What Goes Wrong and How to Fix It

Two scenarios come up repeatedly in white-label engagements. In the first, a vendor exposes a client's contact list and then uses it for their own marketing. The correct response is immediate contract termination, an indemnity claim against the vendor, and a client remediation plan that includes breach notification and credit monitoring where applicable. In the second, a link-building vendor delivers placements through private blog networks in violation of search engine quality guidelines. The remedy is a contractual removal clause that obligates the vendor to disassociate the links, a remediation credit, and an immediate audit of every placement they've delivered across all clients.

Both scenarios share a root cause: the agency didn't have the contractual leverage to respond quickly. The clauses above exist precisely to give you that leverage before you need it.

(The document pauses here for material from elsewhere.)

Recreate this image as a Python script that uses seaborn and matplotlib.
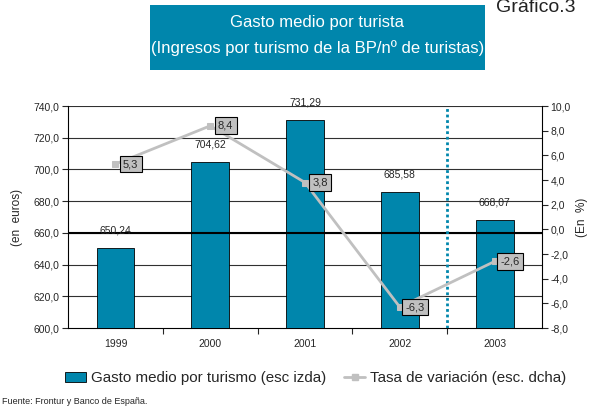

The Business Case and the 30-Day Plan

Agencies with demonstrable vendor compliance programs consistently win larger enterprise clients and command higher retainer fees; enterprise procurement teams now routinely ask for vendor management policies as part of RFP responses. Noncompliance isn't just a regulatory risk; it's a commercial one, because a single publicized incident can undo years of client trust.

The 30-day implementation plan is straightforward:

  • Execute DPAs with every vendor currently handling personal data.
  • Require SOC 2 Type II certification or a compensating controls plan from any vendor with access to sensitive data or client systems.
  • Add IP assignment language to all new vendor contracts; flag existing contracts for renewal-cycle remediation.
  • Write an incident response playbook and run a tabletop exercise with your team before a real incident forces you to improvise.

Compliance built into vendor selection and ongoing governance isn't a legal burden; it's what separates agencies that scale enterprise accounts from those that stay stuck managing risk they didn't create.